Louis-Cyrille Trébuchet. Il ne s'agit pas de relancer un débat sur l'ORTF mais de poser la question d'un audiovisuel public unifié dans le numérique. Ce serait un vrai plus pour l'usager. Dans un environnement mondialisé, face à des groupes puissants, il faut être bien référencé si l'on veut arriver en haut des moteurs de recherche. En regroupant les offres numériques, on les met davantage en valeur.

 

Comment cela doit-il se traduire en termes de compétences?

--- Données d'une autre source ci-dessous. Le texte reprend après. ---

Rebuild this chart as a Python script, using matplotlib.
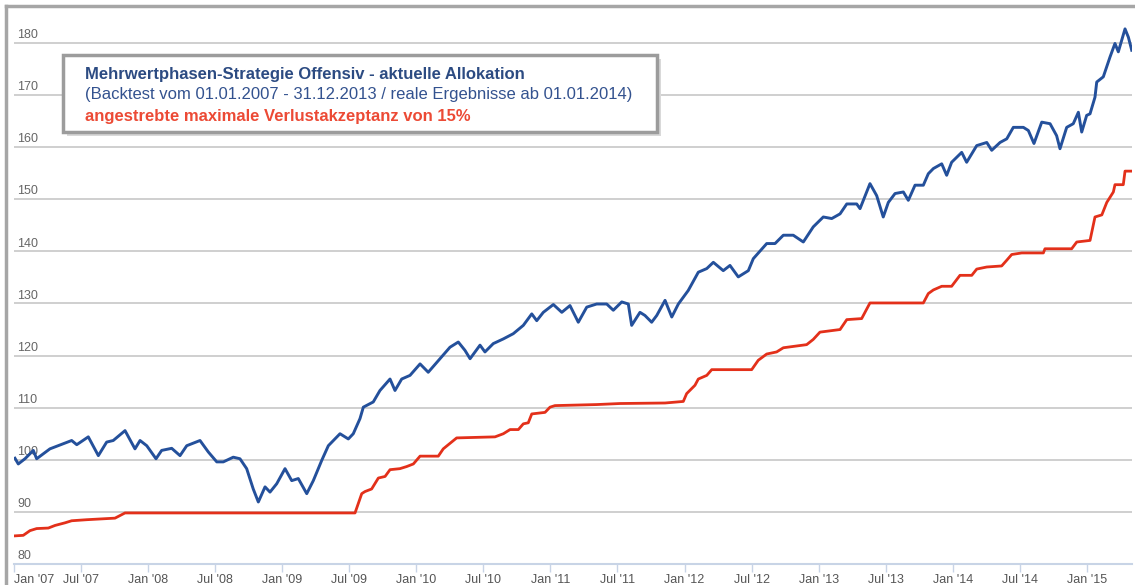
import matplotlib
matplotlib.use("Agg")
import matplotlib.pyplot as plt
from matplotlib.patches import Rectangle
from matplotlib.lines import Line2D

plt.rcParams['font.family'] = ['Liberation Sans', 'DejaVu Sans']

# Strategie (blau), Zeit in Dezimaljahren
blue_t = [2007.007, 2007.032, 2007.082, 2007.144, 2007.169, 2007.268, 2007.368, 2007.430,
          2007.468, 2007.554, 2007.629, 2007.691, 2007.740, 2007.828, 2007.902, 2007.940,
          2007.990, 2008.059, 2008.101, 2008.176, 2008.238, 2008.288, 2008.387, 2008.449,
          2008.512, 2008.561, 2008.635, 2008.685, 2008.735, 2008.784, 2008.822, 2008.872,
          2008.909, 2008.959, 2009.021, 2009.071, 2009.120, 2009.183, 2009.232, 2009.295,
          2009.344, 2009.431, 2009.493, 2009.530, 2009.580, 2009.605, 2009.679, 2009.729,
          2009.804, 2009.841, 2009.891, 2009.953, 2010.028, 2010.089, 2010.177, 2010.251,
          2010.313, 2010.363, 2010.401, 2010.475, 2010.512, 2010.574, 2010.649, 2010.723,
          2010.798, 2010.861, 2010.898, 2010.947, 2011.022, 2011.085, 2011.146, 2011.208,
          2011.271, 2011.345, 2011.420, 2011.469, 2011.532, 2011.581, 2011.606, 2011.668,
          2011.705, 2011.755, 2011.793, 2011.855, 2011.905, 2011.954, 2012.028, 2012.103,
          2012.166, 2012.215, 2012.289, 2012.339, 2012.401, 2012.476, 2012.513, 2012.613,
          2012.675, 2012.737, 2012.811, 2012.886, 2012.960, 2013.035, 2013.098, 2013.160,
          2013.210, 2013.284, 2013.309, 2013.383, 2013.433, 2013.482, 2013.520, 2013.570,
          2013.632, 2013.669, 2013.719, 2013.781, 2013.818, 2013.856, 2013.918, 2013.955,
          2013.992, 2014.067, 2014.104, 2014.179, 2014.254, 2014.291, 2014.353, 2014.403,
          2014.452, 2014.527, 2014.564, 2014.606, 2014.664, 2014.726, 2014.775, 2014.800,
          2014.850, 2014.899, 2014.937, 2014.962, 2014.999, 2015.024, 2015.061, 2015.074,
          2015.123, 2015.173, 2015.210, 2015.235, 2015.285, 2015.310, 2015.335]
blue_v = [100.3, 99.2, 100.2, 101.8, 100.2, 102.1, 103.1, 103.7,
          102.9, 104.4, 100.8, 103.4, 103.7, 105.6, 102.1, 103.7,
          102.7, 100.2, 101.8, 102.2, 100.8, 102.7, 103.7, 101.5,
          99.6, 99.6, 100.5, 100.2, 98.3, 94.4, 91.9, 94.8,
          93.8, 95.4, 98.3, 96.0, 96.4, 93.5, 96.0, 99.9,
          102.7, 105.0, 104.0, 105.0, 107.9, 110.1, 111.1, 113.3,
          115.5, 113.3, 115.5, 116.2, 118.4, 116.8, 119.4, 121.6,
          122.6, 121.0, 119.4, 122.0, 120.7, 122.3, 123.2, 124.2,
          125.8, 128.0, 126.7, 128.3, 129.8, 128.3, 129.6, 126.4,
          129.3, 129.9, 129.9, 128.7, 130.3, 129.9, 125.8, 128.3,
          127.7, 126.4, 127.7, 130.6, 127.4, 129.9, 132.5, 136.0,
          136.7, 137.9, 136.3, 137.3, 135.1, 136.3, 138.6, 141.5,
          141.5, 143.1, 143.1, 141.8, 144.7, 146.6, 146.3, 147.2,
          149.1, 149.1, 148.2, 153.0, 150.7, 146.6, 149.4, 151.1,
          151.4, 149.8, 152.7, 152.7, 154.9, 155.9, 156.8, 154.6,
          157.1, 159.0, 157.1, 160.3, 160.9, 159.4, 160.9, 161.6,
          163.8, 163.8, 163.2, 160.7, 164.8, 164.5, 162.2, 159.7,
          163.8, 164.5, 166.7, 162.9, 166.1, 166.4, 169.6, 172.5,
          173.5, 177.3, 179.9, 178.3, 182.7, 181.1, 178.6]

# Verlustschwelle (rot)
red_t = [2007.007, 2007.069, 2007.119, 2007.169, 2007.256, 2007.306, 2007.380, 2007.430,
         2007.542, 2007.753, 2007.828, 2009.543, 2009.593, 2009.617, 2009.667, 2009.717,
         2009.767, 2009.804, 2009.878, 2009.928, 2009.978, 2010.028, 2010.164, 2010.201,
         2010.239, 2010.301, 2010.587, 2010.649, 2010.699, 2010.761, 2010.798, 2010.835,
         2010.861, 2010.960, 2010.997, 2011.034, 2011.345, 2011.519, 2011.855, 2011.991,
         2012.016, 2012.078, 2012.103, 2012.166, 2012.203, 2012.501, 2012.550, 2012.613,
         2012.687, 2012.737, 2012.911, 2012.960, 2013.010, 2013.160, 2013.210, 2013.321,
         2013.383, 2013.781, 2013.818, 2013.856, 2013.918, 2013.992, 2014.054, 2014.142,
         2014.179, 2014.254, 2014.365, 2014.403, 2014.440, 2014.515, 2014.676, 2014.688,
         2014.887, 2014.925, 2015.024, 2015.061, 2015.112, 2015.149, 2015.198, 2015.210,
         2015.272, 2015.285, 2015.335]
red_v = [85.4, 85.5, 86.4, 86.8, 86.9, 87.4, 87.9, 88.3,
         88.5, 88.8, 89.8, 89.8, 93.5, 93.9, 94.4, 96.5,
         96.8, 98.1, 98.3, 98.7, 99.2, 100.7, 100.7, 102.1,
         102.9, 104.2, 104.4, 105.0, 105.8, 105.8, 106.9, 107.1,
         108.8, 109.1, 110.1, 110.4, 110.6, 110.8, 110.9, 111.2,
         112.7, 114.3, 115.5, 116.2, 117.3, 117.3, 119.1, 120.3,
         120.7, 121.5, 122.1, 123.1, 124.5, 125.0, 126.9, 127.1,
         130.1, 130.1, 131.9, 132.6, 133.3, 133.3, 135.4, 135.4,
         136.6, 137.0, 137.2, 138.3, 139.4, 139.7, 139.7, 140.5,
         140.5, 141.8, 142.1, 146.6, 147.0, 149.4, 151.4, 152.8,
         152.8, 155.4, 155.4]

y_ticks = [80, 90, 100, 110, 120, 130, 140, 150, 160, 170, 180]
x_ticks = [2007.0, 2007.5, 2008.0, 2008.5, 2009.0, 2009.5, 2010.0, 2010.5, 2011.0,
           2011.5, 2012.0, 2012.5, 2013.0, 2013.5, 2014.0, 2014.5, 2015.0]
x_labels = ["Jan '07", "Jul '07", "Jan '08", "Jul '08", "Jan '09", "Jul '09",
            "Jan '10", "Jul '10", "Jan '11", "Jul '11", "Jan '12", "Jul '12",
            "Jan '13", "Jul '13", "Jan '14", "Jul '14", "Jan '15"]

W, H = 1135, 585
fig = plt.figure(figsize=(W / 100, H / 100), dpi=100)
ax = fig.add_axes([14 / W, 21 / H, 1118 / W, 557 / H])
ax.set_xlim(2007.0, 2015.337)
ax.set_ylim(80, 186.9)

for v in y_ticks[1:]:
    ax.axhline(v, color='#cccccc', lw=1.3, zorder=1)
for v in y_ticks:
    ax.text(0.003, v + 0.35, str(v), transform=ax.get_yaxis_transform(),
            ha='left', va='bottom', fontsize=9, color='#666666')

ax.plot(blue_t, blue_v, color='#24509b', lw=2.1, zorder=4)
ax.plot(red_t, red_v, color='#e3301a', lw=2.0, zorder=3)

for side in ['top', 'right', 'left']:
    ax.spines[side].set_visible(False)
ax.spines['bottom'].set_color('#c8d4e6')
ax.spines['bottom'].set_linewidth(1.5)
ax.set_yticks([])
ax.set_xticks(x_ticks)
ax.set_xticklabels(x_labels)
ax.tick_params(axis='x', direction='out', length=6, width=1, color='#c8d4e6',
               pad=1, labelsize=9, labelcolor='#555555')
ax.get_xticklabels()[0].set_ha('left')

# grauer Rahmen links und oben
fig.add_artist(Line2D([6 / W, 6 / W], [0, 1 - 6 / H], transform=fig.transFigure,
                      color='#a6a6a6', lw=2.5))
fig.add_artist(Line2D([6 / W, 1], [1 - 6 / H, 1 - 6 / H], transform=fig.transFigure,
                      color='#a6a6a6', lw=2.5))

# Infobox mit Schatten
bx, by, bw, bh = 63, 55, 594, 77
fig.add_artist(Rectangle(((bx + 4) / W, 1 - (by + bh + 4) / H), bw / W, bh / H,
                         transform=fig.transFigure, facecolor='#d9d9d9',
                         edgecolor='none', zorder=5))
fig.add_artist(Rectangle((bx / W, 1 - (by + bh) / H), bw / W, bh / H,
                         transform=fig.transFigure, facecolor='white',
                         edgecolor='#9c9c9c', lw=2.5, zorder=6))
fig.text(85 / W, 1 - 74 / H, 'Mehrwertphasen-Strategie Offensiv - aktuelle Allokation',
         fontsize=12, fontweight='bold', color='#2c4b82', va='center', zorder=7)
fig.text(85 / W, 1 - 95 / H,
         '(Backtest vom 01.01.2007 - 31.12.2013 / reale Ergebnisse ab 01.01.2014)',
         fontsize=12, color='#33528f', va='center', zorder=7)
fig.text(85 / W, 1 - 116 / H, 'angestrebte maximale Verlustakzeptanz von 15%',
         fontsize=12, fontweight='bold', color='#ec4a35', va='center', zorder=7)

fig.savefig('out.png', dpi=100)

L.-C.T. Chez les différents acteurs, il y a des directions des nouveaux médias mais chacun ne dispose pas de tout le savoir-faire. Je ne suis pas sûr que Radio France ou TV5, spécialiste des réseaux sociaux, disposent des mêmes compétences que France Télévisions en matière de créations numériques ou de l'INA pour ce qui est de l'indexation des contenus.  On a aussi des capacités de développement, mais du mal à fidéliser les talents. Une entité commune - qui n'empêche pas que chacun développe des offres spécifiques, éphémères ou différenciées - permettrait d'aller beaucoup plus vite pour développer de nouveaux services.



S'agit-il de dégager des économies dans des budgets sous contrainte?

L.-C.T. Ce n'est pas le fond de notre projet. Il se trouve qu'il génère des économies. On peut envisager des synergies avec des contrats globaux de distribution ou d'hébergement. Et on ne coupe pas à des mutualisations sur le news avec des offres communes et des thématiques transverses. Mais l'important est d'offrir un meilleur service. C'est en étant attractif, au cœur d'un écosystème, avec un mode de management peut être plus moderne, que l'on attire les talents. La problématique de rémunération n'est pas essentielle.

 

 

Encadré :

 

Les effets pervers de l'intégration

Pour s'attaquer à la précarité, France Télévisions a l'objectif de ramener de 19 à 15% la part des emplois non permanents (CDD d'intermittents) à la fin 2015. «Nous en sommes à 14-15%, on va pouvoir aller plus loin», se réjouit le DRH Patrice Papet. En s'appuyant sur la pyramide des âges des départs en retraite, l'entreprise devrait continuer à intégrer des CDD, comme elle l'a fait pour 1200 d'entre eux depuis 2010, dont un quart à la suite d'un contentieux. Selon la CGT, ces requalifications ont abouti un «plan social silencieux» portant sur 700 équivalents temps plein. «Un grand nombre de non permanents ont été priés d'aller se faire précariser ailleurs, et nous avons 350 dossiers aux Prud'hommes qu'on gagne à chaque fois», souligne son délégué Marc Chauvelot.